- _Exercise_:
Give back exactly the lines from the beginning of the listing below to the line holding "CAP_HALF = 0.11", both ends included; the pictures stay out.

(Entries with chart source code)
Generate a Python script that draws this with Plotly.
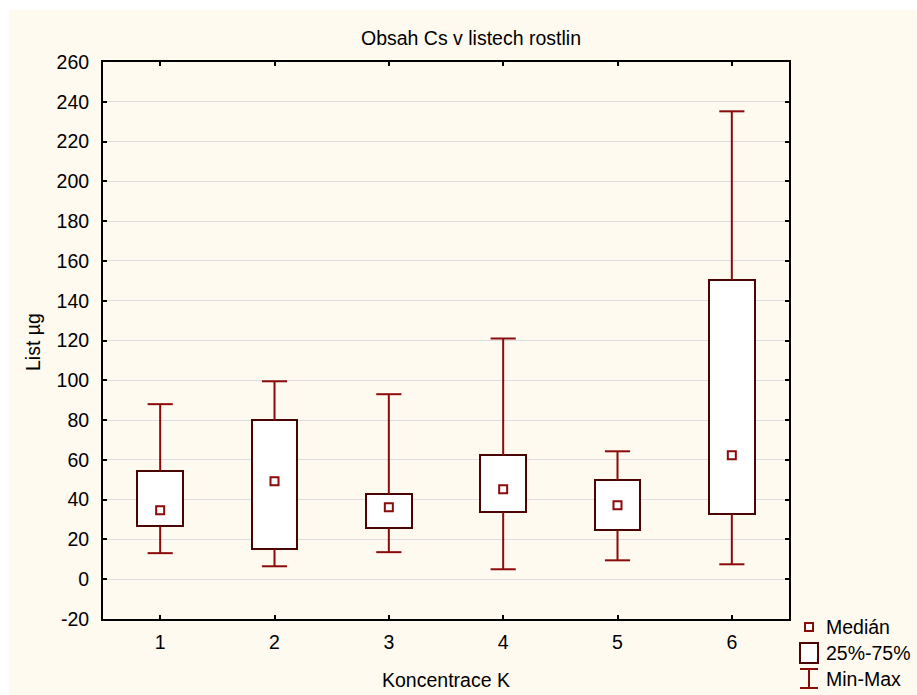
import plotly.graph_objects as go

# Cs content in leaves by K concentration: quartiles, median and extremes
categories = [1, 2, 3, 4, 5, 6]
minimum = [13.1, 6.5, 13.6, 5.0, 9.5, 7.5]
q1 = [26.6, 15.1, 25.6, 33.7, 24.6, 32.7]
median = [34.7, 49.2, 36.2, 45.2, 37.2, 62.3]
q3 = [54.3, 79.9, 42.7, 62.3, 49.7, 150.3]
maximum = [88.0, 99.5, 93.0, 121.0, 64.3, 235.2]

y_ticks = list(range(-20, 261, 20))
y_tick_text = [str(v) for v in y_ticks]

WHISKER = "#8b0a0a"
BOX_EDGE = "#4a0404"
CREAM = "#fefaf0"
FONT = "Liberation Sans, Arial, sans-serif"
FS = 19.5

BOX_W = 0.4
CAP_HALF = 0.11

W, H = 917, 695
L, R, T, B = 103, 128, 62, 76
PW, PH = W - L - R, H - T - B


def px_x(px):
    return (px - L) / PW


def px_y(py):
    return (H - B - py) / PH


fig = go.Figure()

# whiskers: vertical stems plus horizontal caps
wx, wy = [], []
for c, lo, a, b, hi in zip(categories, minimum, q1, q3, maximum):
    wx += [c, c, None, c, c, None,
           c - CAP_HALF, c + CAP_HALF, None, c - CAP_HALF, c + CAP_HALF, None]
    wy += [b, hi, None, lo, a, None, hi, hi, None, lo, lo, None]
fig.add_trace(go.Scatter(x=wx, y=wy, mode="lines",
                         line=dict(color=WHISKER, width=2),
                         hoverinfo="skip", showlegend=False))

# interquartile boxes
fig.add_trace(go.Bar(x=categories, y=[b - a for a, b in zip(q1, q3)], base=q1,
                     width=BOX_W, marker=dict(color="white",
                                              line=dict(color=BOX_EDGE, width=2)),
                     showlegend=False))

# medians
fig.add_trace(go.Scatter(x=categories, y=median, mode="markers",
                         marker=dict(symbol="square-open", size=8, color=WHISKER,
                                     line=dict(width=2, color=WHISKER)),
                         showlegend=False))

shapes = [
    # cream panel behind everything
    dict(type="rect", xref="paper", yref="paper", layer="below",
         x0=px_x(9), x1=px_x(W + 2), y0=px_y(H + 2), y1=px_y(10),
         fillcolor=CREAM, line=dict(width=0)),
    # legend glyphs
    dict(type="rect", xref="paper", yref="paper",
         x0=px_x(805), x1=px_x(813), y0=px_y(631), y1=px_y(623),
         fillcolor="white", line=dict(color=WHISKER, width=2)),
    dict(type="rect", xref="paper", yref="paper",
         x0=px_x(800), x1=px_x(818), y0=px_y(663), y1=px_y(643),
         fillcolor="white", line=dict(color=BOX_EDGE, width=2)),
    dict(type="line", xref="paper", yref="paper",
         x0=px_x(809), x1=px_x(809), y0=px_y(688), y1=px_y(669),
         line=dict(color=WHISKER, width=2)),
    dict(type="line", xref="paper", yref="paper",
         x0=px_x(800), x1=px_x(818), y0=px_y(669), y1=px_y(669),
         line=dict(color=WHISKER, width=2)),
    dict(type="line", xref="paper", yref="paper",
         x0=px_x(800), x1=px_x(818), y0=px_y(688), y1=px_y(688),
         line=dict(color=WHISKER, width=2)),
]


def label(text, px, py, xanchor="center", angle=0):
    return dict(text=text, xref="paper", yref="paper", x=px_x(px), y=px_y(py),
                xanchor=xanchor, yanchor="middle", textangle=angle,
                showarrow=False, font=dict(size=FS, color="black", family=FONT))


annotations = [
    label("Obsah Cs v listech rostlin", 471, 38),
    label("Koncentrace K", 446, 680),
    label("List µg", 33, 342, angle=-90),
]
for text, py in [("Medián", 627), ("25%-75%", 653), ("Min-Max", 679)]:
    annotations.append(label(text, 824, py, xanchor="left"))

fig.update_layout(
    width=W, height=H, autosize=False,
    margin=dict(l=L, r=R, t=T, b=B, pad=0),
    paper_bgcolor="white", plot_bgcolor="white",
    font=dict(family=FONT, size=FS, color="black"),
    shapes=shapes, annotations=annotations,
    showlegend=False, bargap=0,
    xaxis=dict(range=[0.5, 6.5], tickvals=categories,
               ticktext=[str(c) for c in categories],
               showgrid=False, zeroline=False,
               showline=True, linecolor="black", linewidth=2, mirror="ticks",
               ticks="inside", ticklen=4, tickwidth=2, tickcolor="black",
               ticklabelstandoff=5, fixedrange=True),
    yaxis=dict(range=[-20, 260], tickvals=y_ticks, ticktext=y_tick_text,
               showgrid=True, gridcolor="#dedede", gridwidth=1, zeroline=False,
               showline=True, linecolor="black", linewidth=2, mirror="ticks",
               ticks="inside", ticklen=4, tickwidth=2, tickcolor="black",
               ticklabelstandoff=8, fixedrange=True),
)

fig.write_html("out.html")
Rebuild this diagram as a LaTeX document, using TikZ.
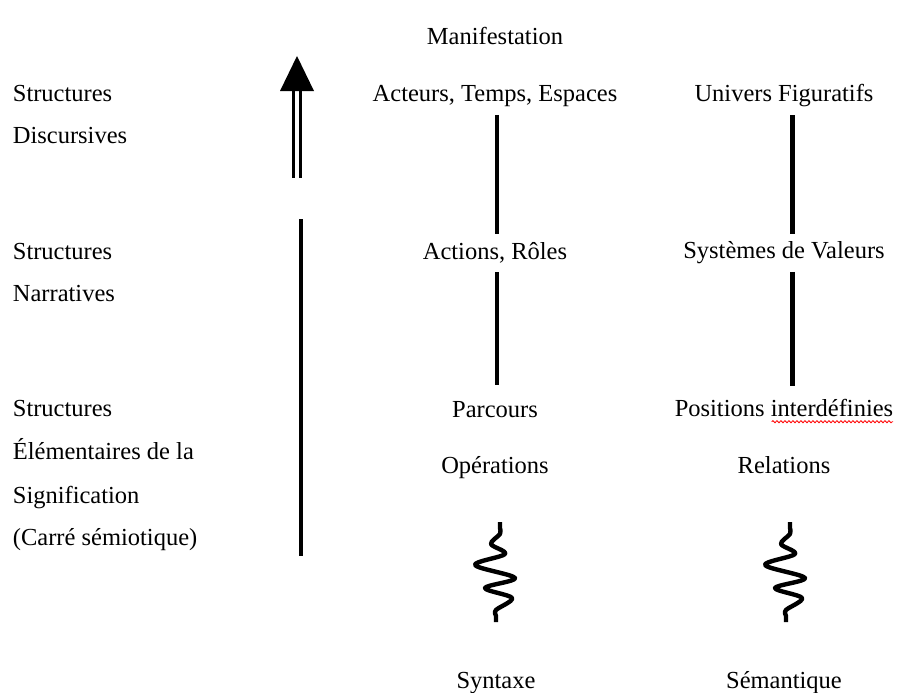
\documentclass[tikz,border=0pt]{standalone}
\usepackage{fontspec}
\setmainfont{Liberation Serif}
\usetikzlibrary{decorations.pathmorphing}
\begin{document}
\begin{tikzpicture}[x=1pt,y=-1pt,
  lbl/.style={inner sep=0pt, text height=17pt, text depth=5pt, font=\fontsize{24.5}{29}\selectfont},
  mid/.style={lbl, anchor=base},
  side/.style={lbl, anchor=base west},
  vline/.style={line width=4.4pt},
  twin/.style={line width=3.3pt},
  wave/.style={line width=4.4pt, line join=round},
  spell/.style={red, line width=0.8pt, decorate, decoration={snake, amplitude=1.1pt, segment length=4pt}},
  squig/.pic={\draw[wave] plot[smooth, tension=0.55] coordinates{(0,0) (0,6) (0,12) (-9,22) (5,32) (-25,43) (15,56) (-15,66) (12,76) (-4,88) (-4,94) (-4,100)};}]
\useasboundingbox (0,0) rectangle (897,693);

% left column
\node[side] (s1a) at (12.7,101.7) {Structures};
\node[side] (s1b) at (12.7,143.3) {Discursives};
\node[side] (s2a) at (12.7,259.3) {Structures};
\node[side] (s2b) at (12.7,301) {Narratives};
\node[side] (s3a) at (12.7,416.5) {Structures};
\node[side] (s3b) at (12.7,459.3) {Élémentaires de la};
\node[side] (s3c) at (12.7,503) {Signification};
\node[side] (s3d) at (12.7,545) {(Carré sémiotique)};

% middle column
\node[mid] (manif) at (495,44.3) {Manifestation};
\node[mid] (acteurs) at (495,101.7) {Acteurs, Temps, Espaces};
\node[mid] (actions) at (495,259) {Actions, Rôles};
\node[mid] (parcours) at (495,417) {Parcours};
\node[mid] (operations) at (495,473) {Opérations};
\node[mid] (syntaxe) at (496,688) {Syntaxe};

% right column
\node[mid] (univers) at (784,101) {Univers Figuratifs};
\node[mid] (systemes) at (784,258.3) {Systèmes de Valeurs};
\node[mid] (positions) at (784,416.7) {Positions interdéfinies};
\node[mid] (relations) at (784,473) {Relations};
\node[mid] (semantique) at (784,688) {Sémantique};

% spell-check underline
\draw[spell] (771.7,421.7) -- (893,421.7);

% vertical connectors
\coordinate (cL) at (496.7,0);
\coordinate (cR) at (792.3,0);
\draw[vline, shorten <=8pt, shorten >=8pt] (acteurs.south -| cL) -- (actions.north -| cL);
\draw[vline, shorten <=8pt, shorten >=15pt] (actions.south -| cL) -- (parcours.north -| cL);
\draw[vline, shorten <=9pt, shorten >=7pt] (univers.south -| cR) -- (systemes.north -| cR);
\draw[vline, shorten <=8.4pt, shorten >=14pt] (systemes.south -| cR) -- (positions.north -| cR);

% squiggles
\pic (sqL) at (500,522) {squig};
\pic (sqR) at (790,522) {squig};

% big arrow
\coordinate (tip) at (297,56);
\fill (280,91) -- (tip) -- (314,91) -- cycle;
\draw[twin] (293.3,89) -- (293.3,178);
\draw[twin] (300.7,89) -- (300.7,178);
\draw[line width=4pt] (301.3,219) -- (301.3,556);
\end{tikzpicture}
\end{document}
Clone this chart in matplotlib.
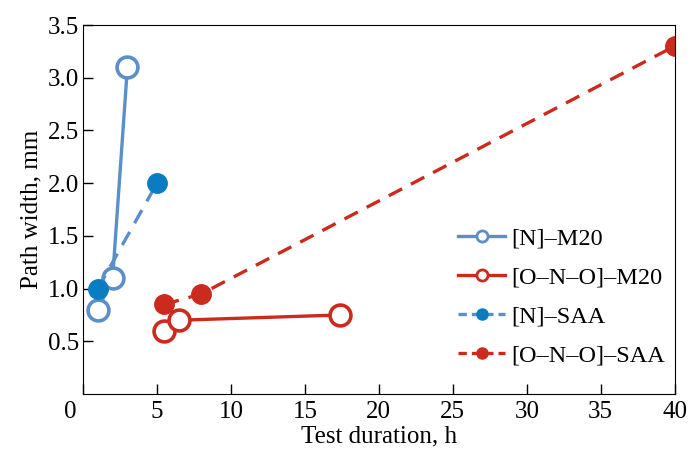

- _Exercise solution_:
Generate a Python script that draws this with Plotly.
import plotly.graph_objects as go

# Cs content in leaves by K concentration: quartiles, median and extremes
categories = [1, 2, 3, 4, 5, 6]
minimum = [13.1, 6.5, 13.6, 5.0, 9.5, 7.5]
q1 = [26.6, 15.1, 25.6, 33.7, 24.6, 32.7]
median = [34.7, 49.2, 36.2, 45.2, 37.2, 62.3]
q3 = [54.3, 79.9, 42.7, 62.3, 49.7, 150.3]
maximum = [88.0, 99.5, 93.0, 121.0, 64.3, 235.2]

y_ticks = list(range(-20, 261, 20))
y_tick_text = [str(v) for v in y_ticks]

WHISKER = "#8b0a0a"
BOX_EDGE = "#4a0404"
CREAM = "#fefaf0"
FONT = "Liberation Sans, Arial, sans-serif"
FS = 19.5

BOX_W = 0.4
CAP_HALF = 0.11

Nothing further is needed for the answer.